Zu Hause angekommen, fingen die Jungs sofort an, sich eine Höhle zu bauen und planten Raubzüge für die kommende Nacht. Sie suchten im Keller nach Taschenlampen und einem Sack, in den sie ihre geraubten Schätze füllen könnten. Ich hatte Angst, dass dieses Spiel die Jungen zu sehr aufregt und erklärte ihnen, dass Hotzenplotz ein ziemlich dummer Räuber sei, den sogar Kinder überlisten könnten. Davon gäbe es auch einen Film. Wir schauten uns bald darauf den Film mit Katharina Thalbach und Armin Rohde an und spielten ihn nach.

Der Räuber Hotzenplotz wurde unser ständiger Begleiter. Pauli fragte mich bei jeder Begegnung, ob ich was von »Hotzenklotz« – so bezeichnete er ihn – gehört hätte, und ob wir ihn nicht mal anrufen könnten. Eine Zeit lang konnte ich ihn vertrösten, dann wurde Pauli böse: Jeder hätte doch heute ein Handy, also könnten wir ihn doch anrufen. Schließlich weihte ich meinen Sohn in Berlin ein, er war bereit, den Hotzenplotz zu spielen. Wir riefen an, Pauli und Max plauderten eine Weile mit ihm, beantworteten artig alle Fragen, dann war endlich Ruhe.
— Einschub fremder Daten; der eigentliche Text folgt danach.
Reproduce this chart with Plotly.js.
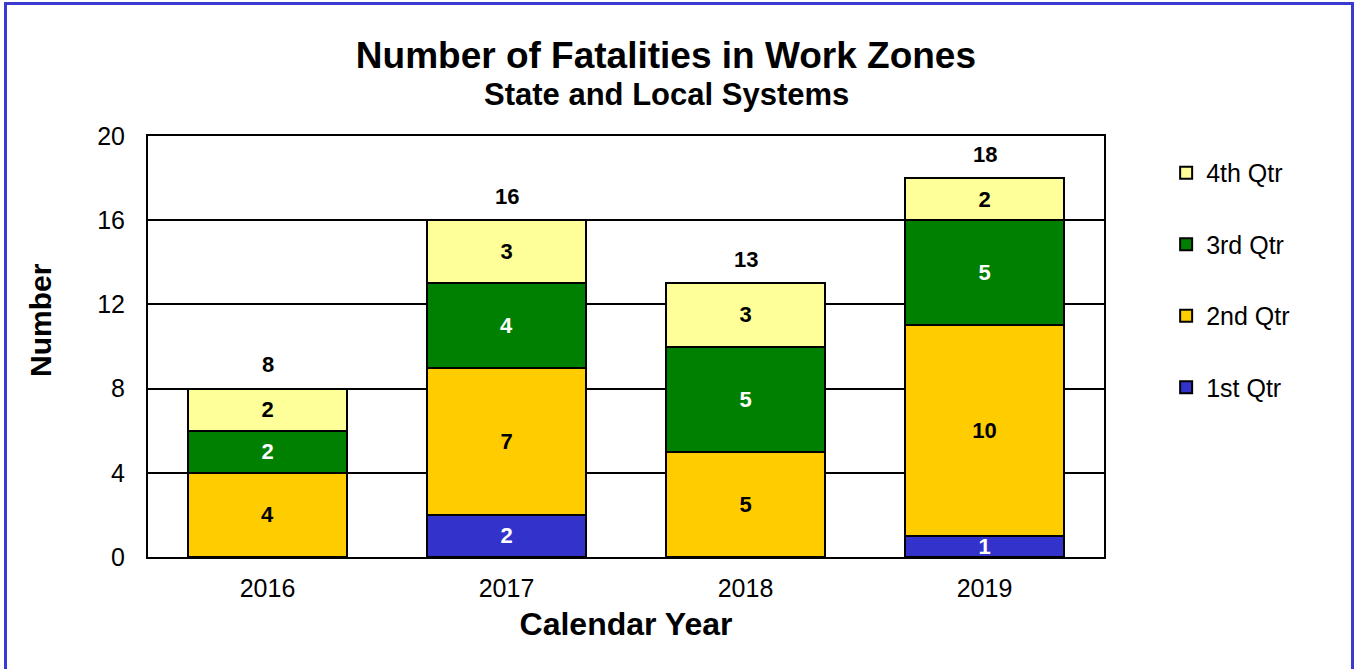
<!DOCTYPE html>
<html>
<head>
<meta charset="utf-8">
<script src="https://cdn.plot.ly/plotly-3.0.1.min.js"></script>
<style>
html,body{margin:0;padding:0;background:#fff;}
#wrap{position:relative;width:1359px;height:669px;overflow:hidden;}
#chart{position:absolute;left:0;top:0;width:1359px;height:669px;}
#frame{position:absolute;left:4px;top:2px;width:1350px;height:700px;border:3px solid #3a3ad0;box-sizing:border-box;pointer-events:none;}
</style>
</head>
<body>
<div id="wrap"><div id="chart"></div><div id="frame"></div></div>
<script>
const years = ['2016', '2017', '2018', '2019'];
const q1 = [0, 2, 0, 1];
const q2 = [4, 7, 5, 10];
const q3 = [2, 4, 5, 5];
const q4 = [2, 3, 3, 2];
const seriesNames = ['1st Qtr', '2nd Qtr', '3rd Qtr', '4th Qtr'];
const seriesColors = ['#3333cc', '#ffcc00', '#008000', '#ffff99'];
const textColors = ['#ffffff', '#000000', '#ffffff', '#000000'];
const yTicks = [0, 4, 8, 12, 16, 20];

const series = [q1, q2, q3, q4];
const totals = years.map((_, i) => series.reduce((s, arr) => s + arr[i], 0));

const font = 'Liberation Sans, Arial, sans-serif';

const traces = series.map((vals, k) => ({
  type: 'bar',
  name: seriesNames[k],
  legendgroup: 'g' + k,
  legendrank: 10 - k,
  x: years,
  y: vals,
  text: vals.map(v => v > 0 ? String(v) : ''),
  textposition: 'inside',
  insidetextanchor: 'middle',
  textangle: 0,
  constraintext: 'none',
  textfont: {family: font, size: 22, color: textColors[k], weight: 'bold'},
  marker: {color: seriesColors[k], line: {color: '#000000', width: 2}},
  hoverinfo: 'x+y+name'
}));

// total labels above each stack (x given as category index)
const totalAnnotations = totals.map((t, i) => ({
  xref: 'x', yref: 'y', x: i, y: t,
  text: '<b>' + t + '</b>', showarrow: false,
  xanchor: 'center', yanchor: 'middle', yshift: 24,
  font: {family: font, size: 22, color: '#000000'}
}));

const layout = {
  width: 1359, height: 669,
  margin: {l: 148, r: 255, t: 136, b: 112},
  paper_bgcolor: '#ffffff',
  plot_bgcolor: '#ffffff',
  barmode: 'stack',
  bargap: 0.335,
  font: {family: font, size: 25, color: '#000000'},
  title: {
    text: '<b>Number of Fatalities in Work Zones</b>',
    font: {family: font, size: 37, color: '#000000'},
    x: 0.49, xanchor: 'center', xref: 'container',
    y: 1 - 55 / 669, yanchor: 'middle', yref: 'container'
  },
  annotations: totalAnnotations.concat([{
    xref: 'paper', yref: 'paper',
    x: (666 - 148) / 956, y: 1 + (136 - 95) / 421,
    xanchor: 'center', yanchor: 'middle',
    text: '<b>State and Local Systems</b>', showarrow: false,
    font: {family: font, size: 31, color: '#000000'}
  }, {
    xref: 'paper', yref: 'paper',
    x: (40 - 148) / 956, y: (557 - 320) / 421,
    xanchor: 'center', yanchor: 'middle', textangle: -90,
    text: '<b>Number</b>', showarrow: false,
    font: {family: font, size: 30, color: '#000000'}
  }]),
  xaxis: {
    type: 'category',
    categoryorder: 'array',
    categoryarray: years,
    range: [-0.5, years.length - 0.5],
    showline: true, linecolor: '#000000', linewidth: 2, mirror: true,
    ticks: 'outside', ticklen: 8, tickcolor: 'rgba(0,0,0,0)',
    tickfont: {family: font, size: 25, color: '#000000'},
    title: {text: '<b>Calendar Year</b>', font: {family: font, size: 32, color: '#000000'}, standoff: 12},
    fixedrange: true
  },
  yaxis: {
    range: [0, 20],
    tickvals: yTicks,
    showgrid: true, gridcolor: '#000000', gridwidth: 2,
    showline: true, linecolor: '#000000', linewidth: 2, mirror: true,
    zeroline: false,
    ticks: 'outside', ticklen: 16, tickcolor: 'rgba(0,0,0,0)',
    tickfont: {family: font, size: 25, color: '#000000'},
    fixedrange: true
  },
  legend: {
    x: 1.065, xanchor: 'left', y: 0.967, yanchor: 'top',
    traceorder: 'grouped',
    tracegroupgap: 36,
    font: {family: font, size: 25, color: '#000000'},
    itemwidth: 30,
    bgcolor: 'rgba(0,0,0,0)'
  },
  showlegend: true
};

Plotly.newPlot('chart', traces, layout, {displayModeBar: false, staticPlot: true});
</script>
</body>
</html>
Max hatte wohl bald darauf erkannt, dass Hotzenplotz erfunden ist, denn als Pauli wieder einmal beharrlich nach dem Räuber fragte, gab er an meiner Stelle Auskunft: »In der Zeitung stand, dass er nur noch zwei Kindergärten in Norderstedt überfallen will, dann macht er Schluss!«

Inzwischen hat auch Pauli die Fragerei aufgegeben, beide Jungs gehen nun zur Schule. Nicht mehr lange werde ich als Ersatzoma gebraucht werden.

Mein Mann ist ein wenig traurig, denn er genoss es, wenn ich bei unseren morgendlichen Kaffe-im-Bett-Gesprächen von Max und Pauli erzählte. Aber – inzwischen ist ein richtiges Enkelkind auf der Welt, noch zu klein für Besuche in Hamburg, aber ich bin vorbereitet. Auch für das zweite Enkelkind des anderen Sohnes, das noch in diesem Jahr zur Welt kommen wird.